Go in the Direction of Yes

I have been sadly remiss in keeping up my blog.  No excuses or whining here. Writing the blog took a back seat to all the other experiences I have had in the past two years.  Exactly two years ago my husband, sons and I took a two-month trip of a lifetime to France, Italy, Croatia, Scotland, England and Wales. During this time I walked about twenty pounds off my body and filled my mind and my viscera with so many experiences, I came home dizzy and exhausted. Back home, I discovered my sister was ill with cancer. I spent the second half of 2011 watching her courageously meet her trouble and partially recover her health. She is an inspiration.

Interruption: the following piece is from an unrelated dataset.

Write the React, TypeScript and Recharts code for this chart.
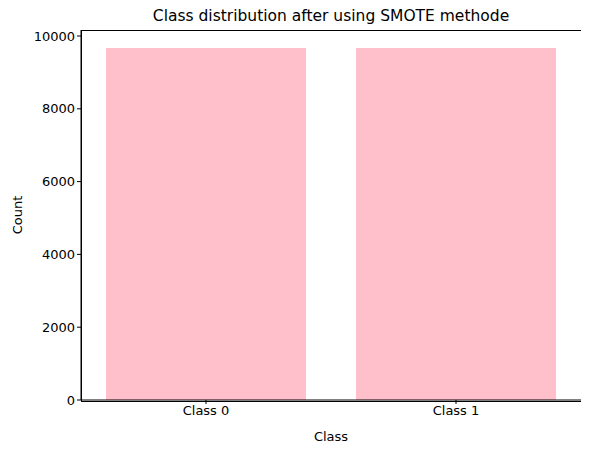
import { Bar, BarChart, XAxis, YAxis } from "recharts";

const categories = ["Class 0", "Class 1"];
const counts = [9670, 9670];
const yTicks = [0, 2000, 4000, 6000, 8000, 10000];

const data = categories.map((name, i) => ({ name, count: counts[i] }));

const font = "DejaVu Sans, sans-serif";
const tickStyle = { fontSize: 13, fill: "#000", fontFamily: font };

export default function App() {
  return (
    <div style={{ position: "relative", width: 589, height: 453, margin: -8, background: "#fff", fontFamily: font }}>
      <div style={{ position: "absolute", left: 81, width: 500, top: 7, textAlign: "center", fontSize: 15.5 }}>
        Class distribution after using SMOTE methode
      </div>
      <div
        style={{
          position: "absolute",
          left: 17,
          top: 215,
          fontSize: 13,
          transform: "translate(-50%, -50%) rotate(-90deg)",
          whiteSpace: "nowrap",
        }}
      >
        Count
      </div>
      <div
        style={{
          position: "absolute",
          left: 80.5,
          top: 29.5,
          width: 500,
          height: 370,
          border: "1px solid #000",
          pointerEvents: "none",
          zIndex: 2,
        }}
      />
      <BarChart width={589} height={453} data={data} barCategoryGap="10%" margin={{ top: 30, right: 8, bottom: 0, left: 0 }}>
        <XAxis
          dataKey="name"
          height={53}
          tick={tickStyle}
          tickSize={4}
          stroke="#000"
          tickLine={{ stroke: "#000" }}
          label={{ value: "Class", position: "insideBottom", offset: 12, style: { fontSize: 13, fill: "#000", fontFamily: font } }}
        />
        <YAxis
          width={81}
          domain={[0, 10165]}
          ticks={yTicks}
          allowDataOverflow
          tick={tickStyle}
          tickSize={4}
          stroke="#000"
        />
        <Bar dataKey="count" fill="#ffc0cb" isAnimationActive={false} />
      </BarChart>
    </div>
  );
}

2012 was the year we purged our house, packed boxes, and moved to a new home. This took time on both ends as it took awhile to sell our old house and feel at home in the new one. 2012 was filled with saying goodbye to the city I had lived in since I was 18, many of the friends I have had for years, and the house where we’d raised our boys. Our sons were both out of the nest and it was time for us to stretch ourselves and follow our own inclinations.  I have traveled and kept a journal during this time. I have broken through opposition and done the impossible in so many ways. In short as one of my characters said once, I have chosen to go in the direction of yes. Now, I have returned to the manuscript that I set aside two years ago. During that time I have sold some short fiction but I have been daunted by beginning again. I know, however, that if I don’t go in the direction of yes with this manuscript and finish it at last, I will feel I have chickened out.  It is time to resurrect my blog as well. Not for any other reason than I need this outlet of creativity. It’s time to breathe again.

What outlets of creativity can you not do without and why?